My Sunday writing friend found a wonderfully written story about a child who tasted a bug and we used that as our prompt. Here's what resulted:
Often, while minding our own business
we are swallowed by a child
curious about how the world tastes
on a neophyte tongue,
only to be spit out when we wiggle,
impatient to be about adulthood,
too abrupt with our answers
to be taste-tested.
A pity. We might
learn a lot from a short sojourn
in the maw of an innocent,
might realize that, like a bug tasted,
we are spit out into a new world,
lucky to be wakened
from our self-important dreams.
8 comments:
while minding our own business
we are swallowed by a child
curious about how the world tastes
ha i like that...as i was not thinking about a bug there...it is sad that they grow up way too fast you know....self important...key word here too...

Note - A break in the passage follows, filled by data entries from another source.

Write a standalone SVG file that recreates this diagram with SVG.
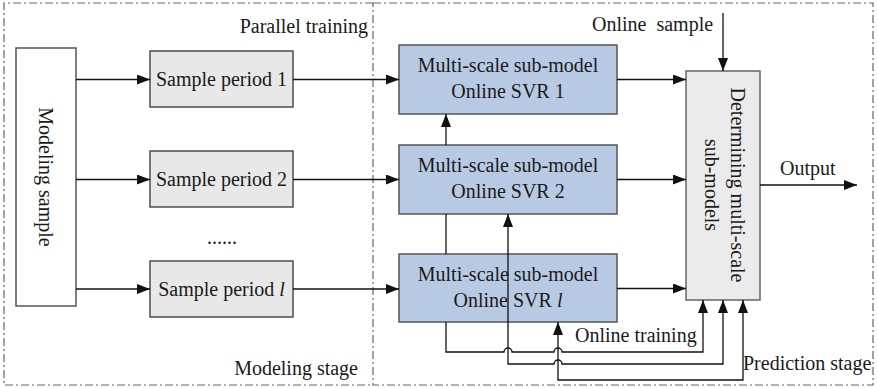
<svg xmlns="http://www.w3.org/2000/svg" width="877" height="388" viewBox="0 0 877 388">
<style>
text{font-family:"Liberation Serif","Times New Roman",serif;font-size:20px;fill:#1a1a1a}
.c{text-anchor:middle}
.stage{fill:none;stroke:#666;stroke-width:1.2;stroke-dasharray:8 3 2 3}
.plain{fill:#fff;stroke:#555;stroke-width:1.5}
.sp{fill:#e8e8e8;stroke:#333;stroke-width:1.3}
.svr{fill:#b8cae3;stroke:#555;stroke-width:1.5}
.det{fill:#ebebeb;stroke:#666;stroke-width:1.5}
.ln{fill:none;stroke:#111;stroke-width:1.3}
.arr{marker-end:url(#ah)}
.both{marker-start:url(#ah);marker-end:url(#ah)}
</style>
<defs>
<marker id="ah" markerUnits="userSpaceOnUse" markerWidth="13" markerHeight="10" refX="13" refY="5" orient="auto-start-reverse" viewBox="0 0 13 10">
<path d="M0,0 L13,5 L0,10 z" fill="#111"/>
</marker>
</defs>
<g id="stages">
<path class="stage" d="M373,3 H4 V385 H373"/>
<path class="stage" d="M373,3 H873 V385 H373 Z"/>
<text x="368" y="33" style="text-anchor:end">Parallel training</text>
<text x="358" y="375" style="text-anchor:end">Modeling stage</text>
<text x="743" y="370">Prediction stage</text>
</g>
<g id="modeling-sample">
<rect class="plain" x="16" y="48" width="60" height="258"/>
<text class="c" transform="translate(46,177) rotate(90)" y="7">Modeling sample</text>
</g>
<g id="sample-period-1">
<rect class="sp" x="150" y="51" width="143" height="56"/>
<text class="c" x="221.5" y="86">Sample period 1</text>
</g>
<g id="sample-period-2">
<rect class="sp" x="150" y="151" width="143" height="56"/>
<text class="c" x="221.5" y="186">Sample period 2</text>
</g>
<g id="dots">
<text x="207" y="244">......</text>
</g>
<g id="sample-period-l">
<rect class="sp" x="150" y="261" width="143" height="56"/>
<text class="c" x="221.5" y="296">Sample period <tspan font-style="italic">l</tspan></text>
</g>
<g id="svr-1">
<rect class="svr" x="399" y="45" width="218" height="69"/>
<text class="c" x="508" y="72">Multi-scale sub-model</text>
<text class="c" x="508" y="98">Online SVR 1</text>
</g>
<g id="svr-2">
<rect class="svr" x="399" y="145" width="218" height="69"/>
<text class="c" x="508" y="172">Multi-scale sub-model</text>
<text class="c" x="508" y="198">Online SVR 2</text>
</g>
<g id="svr-l">
<rect class="svr" x="399" y="254" width="218" height="68"/>
<text class="c" x="508" y="281">Multi-scale sub-model</text>
<text class="c" x="508" y="307">Online SVR <tspan font-style="italic">l</tspan></text>
</g>
<g id="determining">
<rect class="det" x="686" y="71" width="74" height="229"/>
<g transform="translate(723,185) rotate(90)">
<text class="c" x="0" y="-8">Determining multi-scale</text>
<text class="c" x="0" y="18">sub-models</text>
</g>
</g>
<g id="connectors">
<path class="ln arr" d="M76,79.5 H150"/>
<path class="ln arr" d="M76,179.5 H150"/>
<path class="ln arr" d="M76,289 H150"/>
<path class="ln arr" d="M293,79.5 H399"/>
<path class="ln arr" d="M293,179.5 H399"/>
<path class="ln arr" d="M293,289 H399"/>
<path class="ln arr" d="M617,79.5 H686"/>
<path class="ln arr" d="M617,179.5 H686"/>
<path class="ln arr" d="M617,288.5 H686"/>
<path class="ln arr" d="M723,13 V71"/>
<path class="ln arr" d="M760,185 H857"/>
<path class="ln arr" d="M446,145 V114"/>
<path class="ln" d="M446,254 V214"/>
<path class="ln arr" d="M446,322 V352 H504 A4,4 0 0 1 512,352 H554 A4,4 0 0 1 562,352 H703 V300"/>
<path class="ln both" d="M508,214 V364 H554 A4,4 0 0 1 562,364 H723 V300"/>
<path class="ln both" d="M558,322 V380 H743 V300"/>
<text x="592" y="31" xml:space="preserve">Online  sample</text>
<text x="780" y="175">Output</text>
<text x="575" y="342">Online training</text>
</g>
</svg>
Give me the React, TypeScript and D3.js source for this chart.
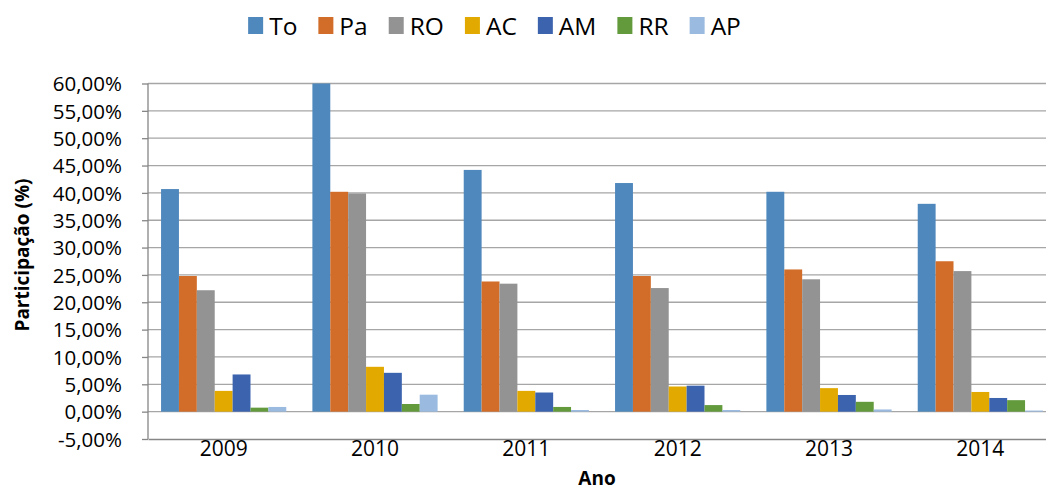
import * as d3 from 'd3';
import {useEffect, useRef} from "react";
import * as React from "react";

const years = ["2009", "2010", "2011", "2012", "2013", "2014"];
const series = ["To", "Pa", "RO", "AC", "AM", "RR", "AP"];
const colors = ["#4e88bc", "#d26d29", "#939393", "#e2aa00", "#3c64ae", "#629a3c", "#9abae0"];

// participação (%) por ano, uma lista por estado
const To = [40.7, 60.0, 44.2, 41.8, 40.2, 38.0];
const Pa = [24.8, 40.2, 23.8, 24.8, 26.0, 27.5];
const RO = [22.2, 39.9, 23.4, 22.6, 24.2, 25.7];
const AC = [3.8, 8.2, 3.8, 4.6, 4.3, 3.6];
const AM = [6.8, 7.1, 3.5, 4.75, 3.05, 2.5];
const RR = [0.73, 1.4, 0.86, 1.2, 1.8, 2.1];
const AP = [0.86, 3.1, 0.3, 0.3, 0.4, 0.2];

const yTicks = [-5, 0, 5, 10, 15, 20, 25, 30, 35, 40, 45, 50, 55, 60];

export default function App() {
    const svgRef = useRef<SVGSVGElement | null>(null);

    useEffect(() => {
        if (!svgRef.current) return;
        const width = 1046;
        const height = 490;
        const margin = { top: 83.5, right: -10, bottom: 51, left: 148 };
        const font = "'Open Sans', sans-serif";

        const values = [To, Pa, RO, AC, AM, RR, AP];
        const data = years.map((y, i) => ({
            year: y,
            items: series.map((s, j) => ({ key: s, value: values[j][i], color: colors[j] })),
        }));

        const x0 = d3.scaleBand().domain(years)
            .range([margin.left, width - margin.right]).padding(0);
        const x1 = d3.scaleBand().domain(series)
            .range([0, x0.bandwidth()]).paddingInner(0).paddingOuter(0.73);
        const y = d3.scaleLinear().domain([-5, 60])
            .range([height - margin.bottom, margin.top]);

        const svg = d3.select(svgRef.current)
            .attr("width", width)
            .attr("height", height)
            .style("background", "white");
        svg.selectAll("*").remove();

        // gridlines
        svg.append("g")
            .selectAll("line")
            .data(yTicks.filter(t => t > -5))
            .enter().append("line")
            .attr("x1", margin.left)
            .attr("x2", width - margin.right)
            .attr("y1", d => y(d))
            .attr("y2", d => y(d))
            .attr("stroke", "#a6a6a6")
            .attr("stroke-width", 1.3);

        // bars
        const groups = svg.append("g")
            .selectAll("g")
            .data(data)
            .enter().append("g")
            .attr("transform", d => `translate(${x0(d.year)},0)`);
        groups.selectAll("rect")
            .data(d => d.items)
            .enter().append("rect")
            .attr("x", d => x1(d.key)!)
            .attr("width", x1.bandwidth())
            .attr("y", d => y(d.value))
            .attr("height", d => y(0) - y(d.value))
            .attr("fill", d => d.color);

        // y axis
        const yAxis = svg.append("g")
            .attr("transform", `translate(${margin.left},0)`)
            .call(d3.axisLeft(y).tickValues(yTicks).tickSize(6).tickPadding(20)
                .tickFormat(d => (+d).toFixed(2).replace(".", ",") + "%"));
        yAxis.select(".domain").attr("stroke", "#868686").attr("stroke-width", 1.3)
            .attr("d", `M0,${y(60)}V${y(-5)}`);
        yAxis.selectAll(".tick line").attr("stroke", "#868686").attr("stroke-width", 1.3);
        yAxis.selectAll("text")
            .attr("font-family", font)
            .attr("font-size", 20.5)
            .attr("fill", "#000")
            .attr("dy", "0.35em");

        // x axis
        const xAxis = svg.append("g")
            .attr("transform", `translate(0,${y(-5)})`)
            .call(d3.axisBottom(x0).tickSize(0).tickPadding(2));
        xAxis.select(".domain").attr("stroke", "#868686").attr("stroke-width", 1.3);
        xAxis.selectAll("text")
            .attr("font-family", font)
            .attr("font-size", 21)
            .attr("fill", "#000")
            .attr("dy", "0.71em");

        // axis titles
        svg.append("text")
            .attr("x", (margin.left + width - margin.right) / 2 - 5)
            .attr("y", 485)
            .attr("text-anchor", "middle")
            .attr("font-family", font)
            .attr("font-weight", "bold")
            .attr("font-size", 19)
            .text("Ano");
        svg.append("text")
            .attr("transform", `translate(29,${255}) rotate(-90)`)
            .attr("text-anchor", "middle")
            .attr("font-family", font)
            .attr("font-weight", "bold")
            .attr("font-size", 19)
            .text("Participação (%)");

        // legend
        const legend = svg.append("g");
        let cx = 0;
        series.forEach((s, i) => {
            const item = legend.append("g").attr("transform", `translate(${cx},0)`);
            item.append("rect")
                .attr("x", 0).attr("y", 17).attr("width", 15).attr("height", 17)
                .attr("fill", colors[i]);
            const t = item.append("text")
                .attr("x", 21).attr("y", 34.5)
                .attr("font-family", font)
                .attr("font-size", 24.5)
                .attr("fill", "#000")
                .text(s);
            const w = (t.node() as SVGTextElement).getComputedTextLength();
            cx += 21 + w + 21;
        });
        const total = cx - 21;
        legend.attr("transform", `translate(${494.5 - total / 2},0)`);
    }, []);

    return (
        <svg ref={svgRef} style={{ position: "absolute", left: 0, top: 0, display: "block" }}></svg>
    );
}
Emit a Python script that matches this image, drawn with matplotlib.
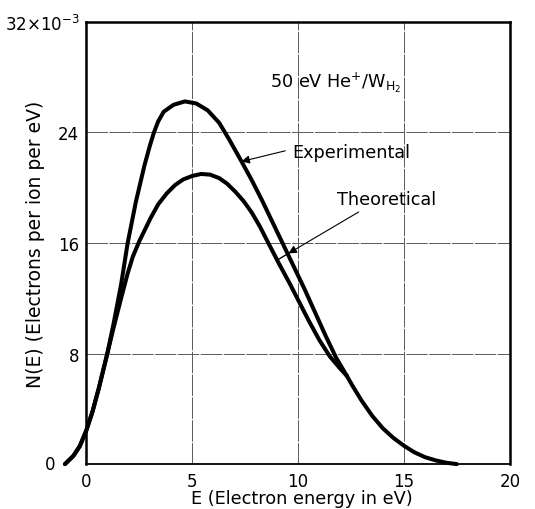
import matplotlib.pyplot as plt

# Electron energy (eV) and N(E) in units of 1e-3 electrons per ion per eV
E_exp = [-1.0, -0.6, -0.3, 0.0, 0.3, 0.6, 1.0, 1.3, 1.65, 1.96, 2.35, 2.75, 3.0, 3.2,
         3.4, 3.66, 4.12, 4.66, 5.2, 5.74, 6.28, 6.75, 7.3, 7.8, 8.3, 8.8, 9.3, 9.8,
         10.3, 10.8, 11.3, 11.8, 12.3]
N_exp = [0.0, 0.6, 1.3, 2.4, 3.8, 5.5, 8.0, 10.2, 13.0, 16.0, 19.0, 21.6, 23.0, 24.0,
         24.8, 25.5, 26.0, 26.25, 26.1, 25.6, 24.7, 23.5, 22.0, 20.6, 19.1, 17.5, 15.9, 14.3,
         12.7, 11.0, 9.3, 7.7, 6.4]

E_th = [-1.0, -0.6, -0.3, 0.0, 0.3, 0.6, 1.0, 1.3, 1.65, 1.96, 2.2, 2.5, 3.04, 3.4,
        3.81, 4.2, 4.58, 5.0, 5.43, 5.85, 6.28, 6.65, 7.05, 7.45, 7.82, 8.2, 8.6, 9.14,
        9.6, 10.0, 10.5, 11.0, 11.5, 12.0, 12.3]
N_th = [0.0, 0.6, 1.3, 2.4, 3.8, 5.5, 8.0, 9.9, 12.0, 13.8, 15.0, 16.1, 17.8, 18.8,
        19.6, 20.2, 20.6, 20.85, 21.0, 20.95, 20.7, 20.3, 19.7, 19.0, 18.2, 17.2, 16.0, 14.4,
        13.1, 11.9, 10.4, 9.0, 7.8, 6.9, 6.4]

# common tail where both curves run together
E_tail = [12.3, 12.6, 13.0, 13.5, 14.0, 14.5, 15.0, 15.5, 16.0, 16.5, 17.0, 17.5]
N_tail = [6.4, 5.6, 4.6, 3.5, 2.6, 1.9, 1.33, 0.85, 0.5, 0.27, 0.1, 0.0]

xticks = [0, 5, 10, 15, 20]
yticks = [0, 8, 16, 24, 32]
ylabels = ['', '8', '16', '24', r'32$\times$10$^{-3}$']

fig = plt.figure(figsize=(5.35, 5.10), dpi=100)
ax = fig.add_axes([0.161, 0.088, 0.792, 0.867])

lw = 2.9
for E, N in [(E_exp, N_exp), (E_th, N_th), (E_tail, N_tail)]:
    ax.plot(E, N, color='black', lw=lw, clip_on=False,
            solid_capstyle='round', solid_joinstyle='round')

ax.set_xlim(0, 20)
ax.set_ylim(0, 32)
ax.set_xticks(xticks)
ax.set_yticks(yticks)
ax.set_yticklabels(ylabels)
ax.tick_params(length=0, labelsize=12)
ax.tick_params(axis='x', pad=6)
ax.tick_params(axis='y', pad=5)
ax.grid(True, color='0.35', lw=0.7, linestyle=(0, (22, 1.5)))
for s in ax.spines.values():
    s.set_linewidth(1.8)
ax.spines['bottom'].set_linewidth(1.3)

# y-axis zero label sits further out in the original
ax.text(-0.085, 0.0, '0', transform=ax.transAxes, fontsize=12, ha='center', va='center')

ax.set_xlabel('E (Electron energy in eV)', fontsize=12.8)
ax.xaxis.set_label_coords(0.51, -0.056)
ax.set_ylabel('N(E) (Electrons per ion per eV)', fontsize=13.5)
ax.yaxis.set_label_coords(-0.097, 0.5)

ax.text(8.68, 27.7, r'50 eV He$^{+}$/W$_{\mathrm{H_2}}$', fontsize=12.7, va='center')
ax.annotate('Experimental', xy=(7.33, 21.9), xytext=(9.72, 22.6), fontsize=12.7, va='center',
            arrowprops=dict(arrowstyle='-|>', color='black', lw=0.8, mutation_scale=12,
                            shrinkA=3, shrinkB=0, relpos=(0.0, 0.65)))
ax.annotate('Theoretical', xy=(9.55, 15.25), xytext=(11.84, 19.2), fontsize=12.7, va='center',
            arrowprops=dict(arrowstyle='-|>', color='black', lw=0.8, mutation_scale=12,
                            shrinkA=2, shrinkB=0, relpos=(0.29, 0.0)))
ax.plot([9.0, 9.55], [14.75, 15.25], color='black', lw=1.0)

plt.savefig('out.png')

Yes, I too like the swallowed by a child image. They do soak things in.
Mind, you, I should point out that if you venture inside my you should take overalls, gumboots and gloves.
Made me think about eating an apple and seeing only one half of the worm.
The innocence of childhood is for ever lost to most of us and we think we know the taste of everything.
Sometimes I try to think once again about the world the way I did when I was a child -- when it was all new and amazing. A phrase of Sylvia Plath's sticks in my head -- "The zoo of the new..." from a poem she wrote about her child.
I like your prompt and your poem.
That's a terrific writing prompt. I'm going to pass it onto my school teacher sister. I think she'd get some fun responses.
Have a great day. jj
I love this Pauline - it's so true. I've been guilty of wiggling when swallowed and wish I would learn my lesson.
Brian - this was a spontaneous response to the prompt. It doesn't make the best of sense and yet it says what I meant...
JCN - I shall come prepared!
OOTP - a literal translation ;)
Friko - perhaps not lost so much as forgotten... we get buried in our arrogance and it often takes a child to free us.
Thanks, Anne. I think if our childhoods had some good in them, it does us well to remember and even relive.
JJ - I'd love to know if she uses it!